» **TASK DIRECTIONS**: Leaving the pictures out, print the lines from the first line of the listing through the line containing "import plotly.graph_objects as go", exactly as they read, and no others.

━━━ SUPPLIED DATA ━━━

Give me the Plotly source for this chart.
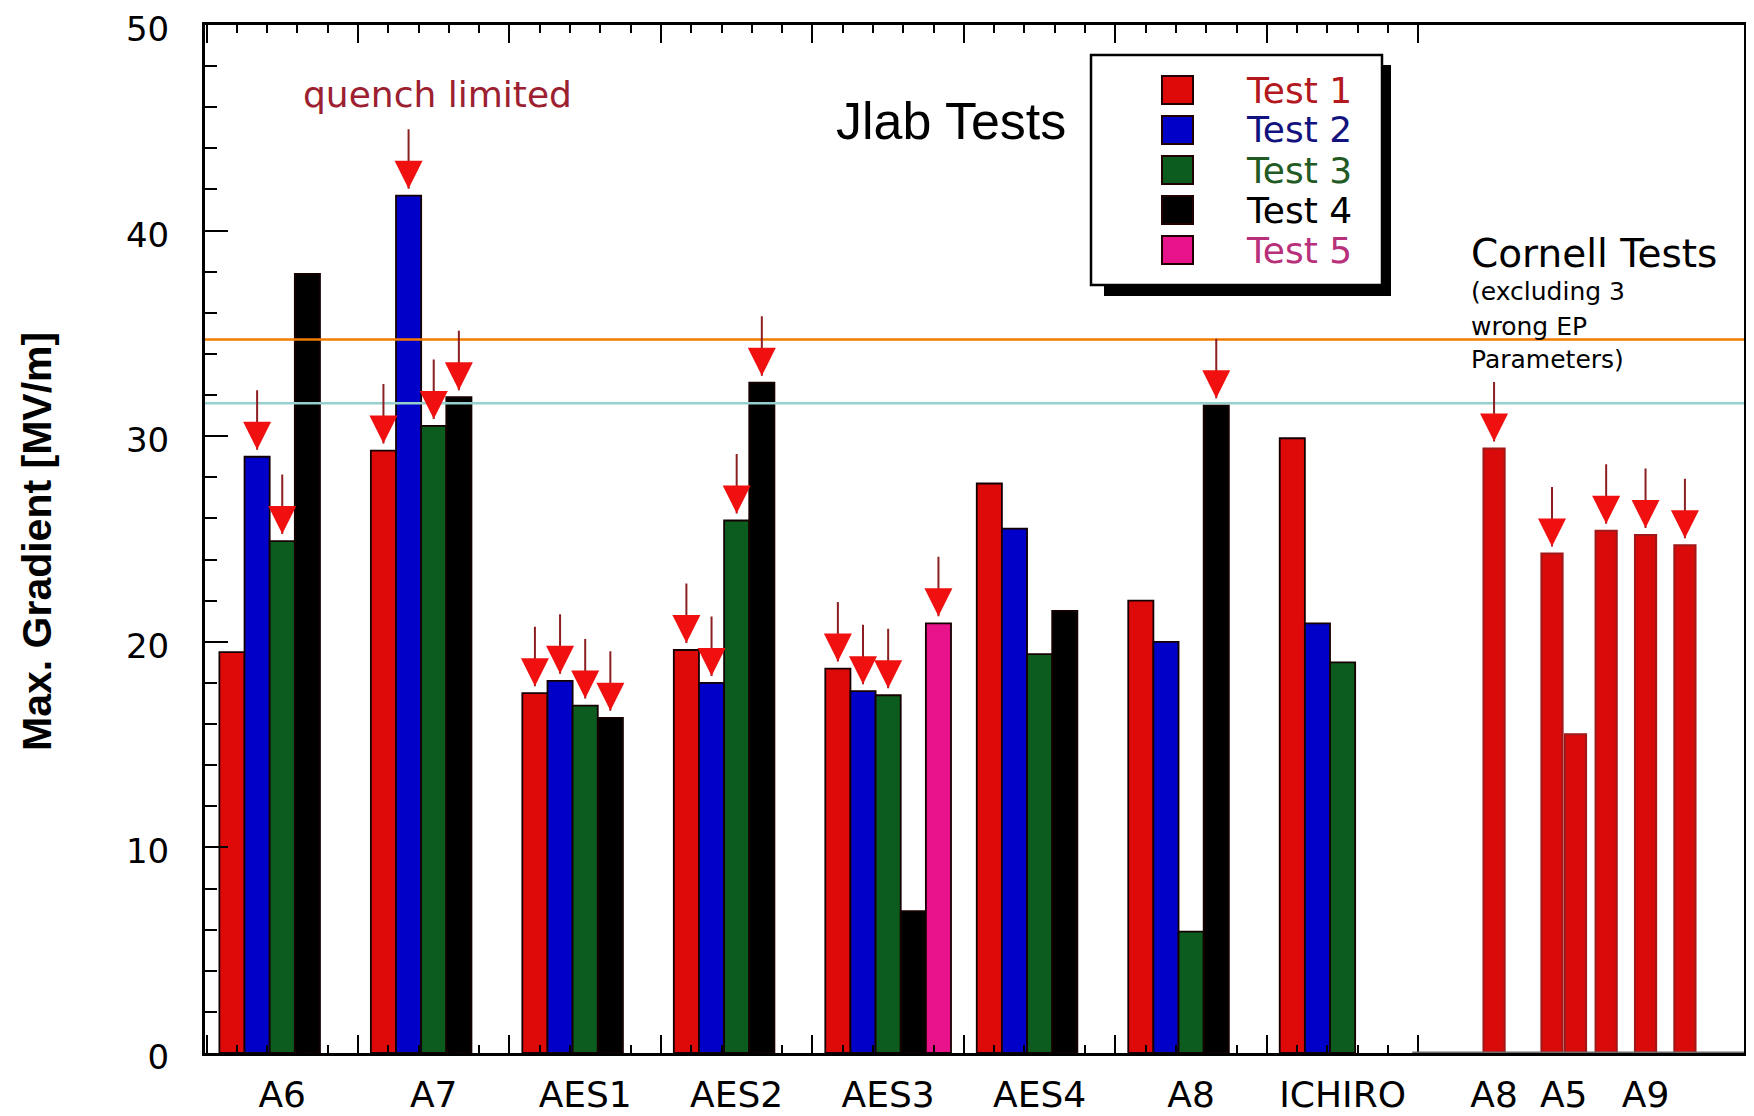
import numpy as np
import plotly.graph_objects as go

# ---------------- data ----------------
cavities = ["A6", "A7", "AES1", "AES2", "AES3", "AES4", "A8", "ICHIRO"]
test_names = ["Test 1", "Test 2", "Test 3", "Test 4", "Test 5"]
test1 = [19.5, 29.3, 17.5, 19.6, 18.7, 27.7, 22.0, 29.9]
test2 = [29.0, 41.7, 18.1, 18.0, 17.6, 25.5, 20.0, 20.9]
test3 = [24.9, 30.5, 16.9, 25.9, 17.4, 19.4, 5.9, 19.0]
test4 = [37.9, 31.9, 16.3, 32.6, 6.9, 21.5, 31.5, None]
test5 = [None, None, None, None, 20.9, None, None, None]
# quench-limited flags (red arrows)
quench1 = [0, 1, 1, 1, 1, 0, 0, 0]
quench2 = [1, 1, 1, 1, 1, 0, 0, 0]
quench3 = [1, 1, 1, 1, 1, 0, 0, 0]
quench4 = [0, 1, 1, 1, 0, 0, 1, 0]
quench5 = [0, 0, 0, 0, 1, 0, 0, 0]

cornell_cavities = ["A8", "A5", "A9"]
cornell_values = [[29.4], [24.3, 15.5], [25.4, 25.2, 24.7]]
cornell_quench = [[1], [1, 0], [1, 1, 1]]

ref_high = 34.7
ref_low = 31.6
y_ticks = [0, 10, 20, 30, 40, 50]

tests = [test1, test2, test3, test4, test5]
quench = [quench1, quench2, quench3, quench4, quench5]

# ---------------- styles / layout ----------------
W, H = 1754, 1116
PAGE_OFF = 8                     # default body margin of the html page
L, R, T, B = 205, 1744, 25, 1053  # plot area in screen pixels
bar_colors = ["#de0a0a", "#0000c8", "#0b5c1e", "#000000", "#e8128a"]
text_colors = ["#b3181e", "#12127e", "#235a23", "#000000", "#b8307a"]
cornell_color = "#d80a0a"
n_slots = 5
slot_w = 0.166
cornell_centers = [8.0, 8.46, 9.0]
cornell_pitch = [0.0, 0.155, 0.26]
cornell_w = 0.14
xr = [-0.51, 9.65]
FONT = "DejaVu Sans"


def px(xp):
    return (xp - L) / (R - L)


def py(yp):
    return (B - yp) / (B - T)


def arrow(x, y, xref):
    return [
        dict(x=x, y=y, xref=xref, yref="y", ax=0, ay=-68, text="", showarrow=True,
             arrowhead=0, arrowwidth=2, arrowcolor="#8c1f22", standoff=7),
        dict(x=x, y=y, xref=xref, yref="y", ax=0, ay=-27, text="", showarrow=True,
             arrowhead=2, arrowsize=5.6, arrowwidth=1, arrowcolor="#f01010", standoff=7),
    ]


fig = go.Figure()
annotations = []

group_x = np.arange(len(cavities))
for k, vals in enumerate(tests):
    off = -n_slots * slot_w / 2 + k * slot_w
    fig.add_trace(go.Bar(
        x=group_x, y=vals, name=test_names[k],
        width=slot_w, offset=off,
        marker=dict(color=bar_colors[k], line=dict(color="#150000", width=1.8)),
        showlegend=False,
    ))
    for i, v in enumerate(vals):
        if v is not None and quench[k][i]:
            annotations += arrow(group_x[i] + off + slot_w / 2, v, "x")

# Cornell tests
cx, cy = [], []
for c, vals in enumerate(cornell_values):
    n = len(vals)
    for j, v in enumerate(vals):
        xc = cornell_centers[c] + (j - (n - 1) / 2) * cornell_pitch[c]
        cx.append(xc)
        cy.append(v)
        if cornell_quench[c][j]:
            annotations += arrow(xc, v, "x2")
fig.add_trace(go.Bar(
    x=cx, y=cy, xaxis="x2", yaxis="y", width=cornell_w,
    marker=dict(color=cornell_color, line=dict(color="#a01818", width=2)),
    showlegend=False, name="Cornell",
))

# text annotations
annotations.append(dict(x=px(437), y=py(95), xref="paper", yref="paper", text="quench limited",
                        showarrow=False, font=dict(family=FONT, size=36, color="#9c2030"),
                        xanchor="center", yanchor="middle"))
annotations.append(dict(x=px(951), y=py(121), xref="paper", yref="paper", text="Jlab Tests",
                        showarrow=False, font=dict(family="Liberation Sans", size=52, color="black"),
                        xanchor="center", yanchor="middle"))
annotations.append(dict(x=px(1469), y=py(254), xref="paper", yref="paper", text="Cornell Tests",
                        showarrow=False, font=dict(family=FONT, size=39, color="black"),
                        xanchor="left", yanchor="middle"))
for txt, yy in [("(excluding 3", 292), ("wrong EP", 327), ("Parameters)", 360)]:
    annotations.append(dict(x=px(1469), y=py(yy), xref="paper", yref="paper", text=txt,
                            showarrow=False, font=dict(family=FONT, size=25, color="black"),
                            xanchor="left", yanchor="middle"))
# y-axis title
annotations.append(dict(x=px(37), y=py(542), xref="paper", yref="paper",
                        text="<b>Max. Gradient [MV/m]</b>", textangle=-90, showarrow=False,
                        font=dict(family="Liberation Sans", size=41, color="black"),
                        xanchor="center", yanchor="middle"))

# manual legend
shapes = []
shapes.append(dict(type="rect", xref="paper", yref="paper", x0=px(1104), x1=px(1391),
                   y0=py(296), y1=py(65), fillcolor="black", line=dict(width=0), layer="above"))
shapes.append(dict(type="rect", xref="paper", yref="paper", x0=px(1091), x1=px(1382),
                   y0=py(285), y1=py(55), fillcolor="white", line=dict(color="black", width=2.5),
                   layer="above"))
rows = [90, 130, 170, 210, 250]
for j, yc in enumerate(rows):
    shapes.append(dict(type="rect", xref="paper", yref="paper", x0=px(1162), x1=px(1193),
                       y0=py(yc + 14), y1=py(yc - 14), fillcolor=bar_colors[j],
                       line=dict(color="#200000", width=2), layer="above"))
    annotations.append(dict(x=px(1244), y=py(yc), xref="paper", yref="paper", text=test_names[j],
                            showarrow=False, font=dict(family=FONT, size=36, color=text_colors[j]),
                            xanchor="left", yanchor="middle"))

# reference lines
shapes.append(dict(type="line", xref="paper", yref="y", x0=0, x1=1, y0=ref_high, y1=ref_high,
                   line=dict(color="#f27a00", width=2.6), layer="above"))
shapes.append(dict(type="line", xref="paper", yref="y", x0=0, x1=1, y0=ref_low, y1=ref_low,
                   line=dict(color="#96d0cc", width=2.4), layer="above"))
# grey baseline of the Cornell section
shapes.append(dict(type="line", xref="x", yref="y", x0=7.46, x1=xr[1], y0=0, y1=0,
                   line=dict(color="#6e6e6e", width=3), layer="above"))

major_x = list(np.arange(-0.5, 7.51, 1.0))
minor_x = [v for v in np.arange(-0.5, 7.35, 0.2) if abs(v - round(v - 0.5) - 0.5) > 0.05]

fig.update_layout(
    width=W, height=H,
    margin=dict(l=L - PAGE_OFF, r=W - (R - PAGE_OFF), t=T - PAGE_OFF, b=H - (B - PAGE_OFF)),
    paper_bgcolor="white", plot_bgcolor="white",
    barmode="overlay",
    showlegend=False,
    annotations=annotations,
    shapes=shapes,
    xaxis=dict(range=xr, showline=True, linecolor="black", linewidth=3, mirror="allticks",
               ticks="inside", tickmode="array", tickvals=major_x, ticklen=18, tickwidth=2,
               tickcolor="black", showticklabels=False, showgrid=False, zeroline=False,
               automargin=False,
               minor=dict(tickmode="array", tickvals=minor_x, ticks="inside", ticklen=8,
                          tickwidth=2, tickcolor="black", showgrid=False)),
    xaxis2=dict(range=xr, overlaying="x", anchor="y", side="bottom", showline=False,
                ticks="", tickmode="array",
                tickvals=list(group_x) + cornell_centers,
                ticktext=cavities + cornell_cavities,
                tickfont=dict(family=FONT, size=36, color="black"),
                ticklabelstandoff=17, ticklabeloverflow="allow",
                showgrid=False, zeroline=False, automargin=False),
    yaxis=dict(range=[0, 50], showline=True, linecolor="black", linewidth=3, mirror=True,
               ticks="inside", tickmode="array", tickvals=y_ticks, ticklen=23, tickwidth=2,
               tickcolor="black", showgrid=False, zeroline=False, automargin=False,
               tickfont=dict(family=FONT, size=34, color="black"), ticklabelstandoff=26,
               ticklabelshift=4, ticklabeloverflow="allow",
               minor=dict(dtick=2, ticks="inside", ticklen=12, tickwidth=2, tickcolor="black",
                          showgrid=False)),
    yaxis3=dict(range=[0, 50], overlaying="y", side="right", anchor="x", showline=False,
                ticks="inside", tickmode="array", tickvals=list(range(0, 51, 2)), ticklen=9,
                tickwidth=2, tickcolor="black", showticklabels=False, showgrid=False,
                zeroline=False, automargin=False),
    yaxis4=dict(range=[0, 50], overlaying="y", side="left", anchor="free", position=px(1395),
                showline=False, ticks="inside", tickmode="array", tickvals=[10, 20, 30, 40],
                ticklen=8, tickwidth=2, tickcolor="black", showticklabels=False,
                showgrid=False, zeroline=False, automargin=False),
)

fig.write_html("out.html")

━━━

» **COMPLETE RESPONSE**:
Give me the Plotly source for this chart.
import numpy as np
import plotly.graph_objects as go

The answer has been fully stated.